MAMMON, n. The god of the world's leading religion. The chief temple is in the holy city of New York.

PEACE, n. In international affairs, a period of cheating between two periods of fighting.

SAINT, n. A dead sinner revised and edited.

The second book I will recommend goes off in an entirely different direction: speculative biology. Reminiscent of Dougal Dixon's "Man After Man: An Anthropology of the Future," C. M. Kösemen's "All Tomorrows" ponders what might become of humankind's physical form in the future. Their sapience purged by an alien intelligence, descendants of Man are shown to answer the adaptive requirements of the countless planets they have been stranded on by taking myriad bizarre forms: from subterranean worm-men to flatfish-like asymmetrical crawlers, from carcass-eating, beaked giants to fist-sized, bloodsucking parasites, every major evolutionary niche is explored thoroughly and with morphological implications displayed in portraits of derivative humans.
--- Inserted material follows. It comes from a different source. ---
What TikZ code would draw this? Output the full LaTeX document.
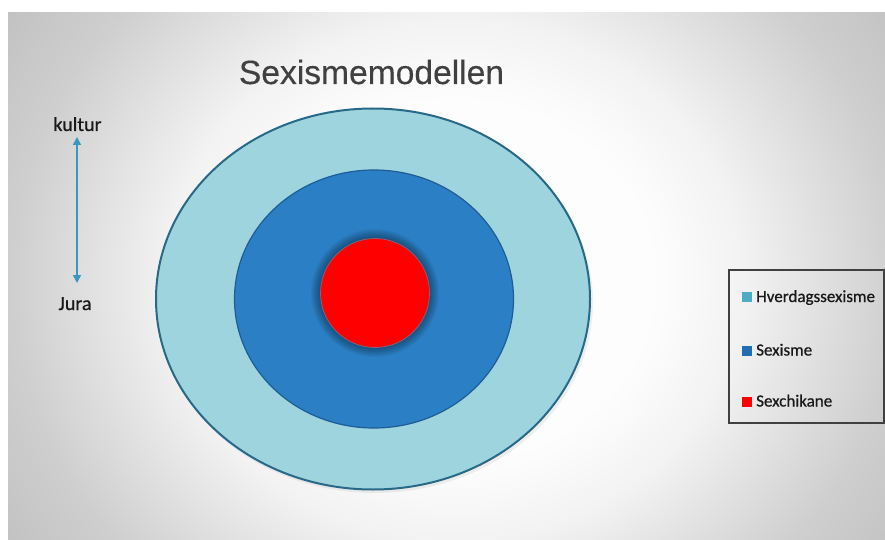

Eventually, sentience emerges once more and the everyday lives of those future men and women are revealed to us, almost unrecognizable by our standards yet conforming to their own cultural and evolutionary lineages.

It must be noted that Kösemen has also contributed to a newer book, "All Yesterdays: Unique and Speculative Views of Dinosaurs and Other Prehistoric Animals," coauthored with another artist and a paleontologist (who also heads a very eminent blog called "Tetrapod Zoology"). Another work of speculative biology, "All Yesterdays" is intended to offer alternative views on long-established (and sometimes completely untrue) cliches about prehistoric animals. (Have you ever seen a T. rex depicted sleeping or just minding its own business instead of chasing after and brutally mauling other dinosaurs? No? That's what this book is all about.) Stressing how distinctive features of modern animals are often lost during decay and how the same no doubt could have occurred to their ancient forebears, "All Yesterdays" proposes physical and behavioral traits for various extinct animals that, while not supported by preserved material, are certainly possible given what is known. The latter half of the book ("All Todays") then proceeds to imagine how modern creatures might be reconstructed by paleontologists of the distant future, resulting in terrifying swans that stab their prey with razor-sharp scythes (how else are you going to interpret wing bones with no feathers around?) and murderous assassin cats specialized to eat people (their skeletons are frequently found alongside those of humans, the obvious explanation being that cats prey on them).